Like I've been saying - we keep shoving these ideas inside of little boxes. That's what they are...feelings, impressions, pure colors that we have to apply numbers to in order to communicate. You could think of it has a series of 1's and 0's that are used to generate an image of a beautiful sunset. In order to convey that image, you have to break it down into an alternate medium that shares none of the beauty and none of the wonder. That's what language does.

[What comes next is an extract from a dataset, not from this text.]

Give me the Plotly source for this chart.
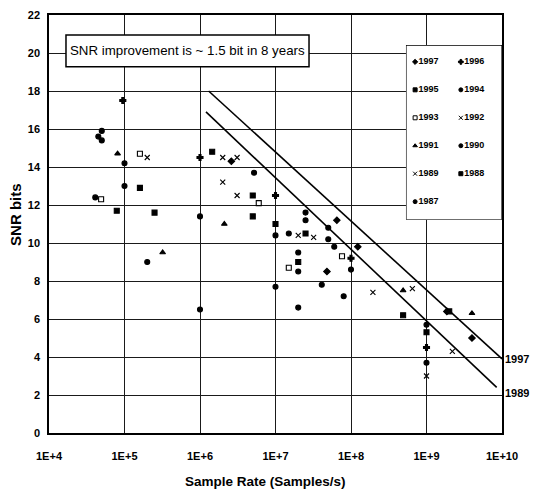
import plotly.graph_objects as go

# ---------------- data ----------------
years = ["1997", "1996", "1995", "1994", "1993", "1992", "1991", "1990", "1989", "1988", "1987"]
symbols = ["diamond", "cross", "square", "circle", "square-open", "x-thin",
           "triangle-up", "circle", "x-thin", "square", "circle"]

x_1997 = [1.86e9, 4.0e9, 1.23e8, 6.5e7, 2.6e6, 4.8e7]
y_1997 = [6.4, 5.0, 9.8, 11.2, 14.3, 8.5]
x_1996 = [9.5e4, 1.0e6, 1.0e7, 1.0e9, 1.0e8]
y_1996 = [17.5, 14.5, 12.5, 4.5, 9.2]
x_1995 = [1.45e6, 5.0e6, 2.5e7, 4.9e8, 2.0e9, 1.6e5]
y_1995 = [14.8, 12.5, 10.5, 6.2, 6.4, 12.9]
x_1994 = [5.0e4, 1.0e5, 5.2e6, 5.0e7, 1.0e9]
y_1994 = [15.9, 13.0, 13.7, 10.8, 5.7]
x_1993 = [4.9e4, 6.0e6, 1.5e7, 7.6e7, 1.6e5]
y_1993 = [12.3, 12.1, 8.7, 9.3, 14.7]
x_1992 = [2.0e5, 2.0e6, 3.1e6, 3.1e6, 2.0e7, 6.5e8]
y_1992 = [14.5, 14.5, 14.5, 12.5, 10.4, 7.6]
x_1991 = [8.1e4, 3.2e5, 2.1e6, 4.9e8, 4.0e9]
y_1991 = [14.7, 9.5, 11.0, 7.5, 6.3]
x_1990 = [4.1e4, 4.5e4, 2.0e5, 4.1e7, 8.0e7, 2.0e7, 1.0e9]
y_1990 = [12.4, 15.6, 9.0, 7.8, 7.2, 6.6, 3.7]
x_1989 = [2.0e6, 3.2e7, 2.2e9, 1.0e9, 1.95e8]
y_1989 = [13.2, 10.3, 4.3, 3.0, 7.4]
x_1988 = [7.9e4, 2.5e5, 5.0e6, 2.0e7, 1.0e9, 1.0e7]
y_1988 = [11.7, 11.6, 11.4, 9.0, 5.3, 11.0]
x_1987 = [5.0e4, 1.0e5, 1.0e6, 1.0e6, 1.0e7, 1.0e7, 1.5e7, 2.5e7,
          5.0e7, 6.0e7, 1.0e8, 2.0e7, 2.0e7, 2.5e7]
y_1987 = [15.4, 14.2, 11.4, 6.5, 7.7, 10.4, 10.5, 11.6,
          10.2, 9.8, 8.6, 9.5, 8.5, 11.2]

# trend lines
upper_x = [1.3e6, 1.0e10]
upper_y = [18.0, 3.9]
lower_x = [1.2e6, 8.5e9]
lower_y = [16.9, 2.4]
line_labels = ["1997", "1989"]

x_tickvals = [1e4, 1e5, 1e6, 1e7, 1e8, 1e9, 1e10]
x_ticktext = ["1E+4", "1E+5", "1E+6", "1E+7", "1E+8", "1E+9", "1E+10"]
y_tickvals = list(range(0, 23, 2))

xs_all = [x_1997, x_1996, x_1995, x_1994, x_1993, x_1992, x_1991, x_1990, x_1989, x_1988, x_1987]
ys_all = [y_1997, y_1996, y_1995, y_1994, y_1993, y_1992, y_1991, y_1990, y_1989, y_1988, y_1987]

SANS = "Liberation Sans, Arial, sans-serif"


def sfont(size, bold=True):
    d = dict(family=SANS, size=size, color="black")
    if bold:
        d["weight"] = "bold"
    return d


fig = go.Figure()

for name, xs, ys, sym in zip(years, xs_all, ys_all, symbols):
    fig.add_trace(go.Scatter(
        x=xs, y=ys, mode="markers", name=name, showlegend=False,
        marker=dict(symbol=sym, size=5, color="black",
                    line=dict(color="black", width=1.1)),
    ))

for lx, ly in [(upper_x, upper_y), (lower_x, lower_y)]:
    fig.add_trace(go.Scatter(x=lx, y=ly, mode="lines", showlegend=False,
                             line=dict(color="black", width=1.6)))

# custom two-column legend on helper axes
for i, (name, sym) in enumerate(zip(years, symbols)):
    col, row = i % 2, i // 2
    fig.add_trace(go.Scatter(
        x=[col + 0.2], y=[row], mode="markers+text", text=[name],
        textposition="middle right", showlegend=False,
        textfont=sfont(9),
        marker=dict(symbol=sym, size=4, color="black",
                    line=dict(color="black", width=1)),
        xaxis="x2", yaxis="y2", cliponaxis=False,
    ))

annotations = [
    dict(text="SNR improvement is ~ 1.5 bit in 8 years", xref="paper", yref="paper",
         x=0.306, y=0.914, xanchor="center", yanchor="middle", showarrow=False,
         font=sfont(13.3, bold=False)),
    dict(text="SNR bits", xref="paper", yref="paper", x=-0.073, y=0.524,
         textangle=-90, showarrow=False, xanchor="center", yanchor="middle",
         font=sfont(15)),
    dict(text="Sample Rate (Samples/s)", xref="paper", yref="paper", x=0.479, y=-0.117,
         showarrow=False, xanchor="center", yanchor="middle",
         font=sfont(13.5)),
]
for lbl, ly in zip(line_labels, [upper_y[-1], 2.1]):
    annotations.append(dict(text=lbl, x=10, y=ly, xref="x", yref="y", xanchor="left",
                            yanchor="middle", showarrow=False, xshift=1,
                            font=sfont(11)))

fig.update_layout(
    width=541, height=498,
    margin=dict(l=49, r=39, t=15, b=65, autoexpand=False),
    paper_bgcolor="white", plot_bgcolor="white",
    xaxis=dict(type="log", range=[4, 10], tickvals=x_tickvals, ticktext=x_ticktext,
               showgrid=True, gridcolor="#1a1a1a", gridwidth=1,
               showline=True, linecolor="black", linewidth=1.5, mirror=True,
               ticks="", ticklabelstandoff=12,
               tickfont=sfont(11),
               zeroline=False),
    yaxis=dict(range=[0, 22], tickvals=y_tickvals,
               showgrid=True, gridcolor="#1a1a1a", gridwidth=1,
               showline=True, linecolor="black", linewidth=1.5, mirror=True,
               ticks="", ticklabelstandoff=5,
               tickfont=sfont(11),
               zeroline=False),
    xaxis2=dict(domain=[0.788, 1.0], range=[0, 2.1], visible=False, anchor="y2"),
    yaxis2=dict(domain=[0.51, 0.928], range=[5.65, -0.6], visible=False, anchor="x2"),
    shapes=[
        dict(type="rect", xref="x2", yref="y2", x0=0, x1=2.1, y0=5.65, y1=-0.6,
             fillcolor="white", line=dict(color="black", width=1.2), layer="below"),
        dict(type="rect", xref="paper", yref="paper", x0=0.0375, x1=0.574, y0=0.876, y1=0.952,
             fillcolor="white", line=dict(color="black", width=1.5), layer="above"),
    ],
    annotations=annotations,
)

fig.write_html("out.html")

And so, in order to convey these awesome ideas about enlightenment, we use different algorithms and different codes in order to translate what each of us is thinking and feeling. These values, these numbers and codes, mean something different to each of us, so they won't always translate the same. But once you apply the conversion formulas, you find out that this gallon equals those four quarts. And that's when you realize that even though we're all speaking a different language, so to speak, we're all talking about the same thing.

We use different shades of rough code to translate the same little chunk of imagination, the same explicit beauty. The Babylon conundrum, I guess you could call it. All explicit knowledge requires explicit translation, and all translation is imperfect.

edit on 18-2-2013 by AfterInfinity because: (no reason given)


Of course. That's also why it's so much fun to argue.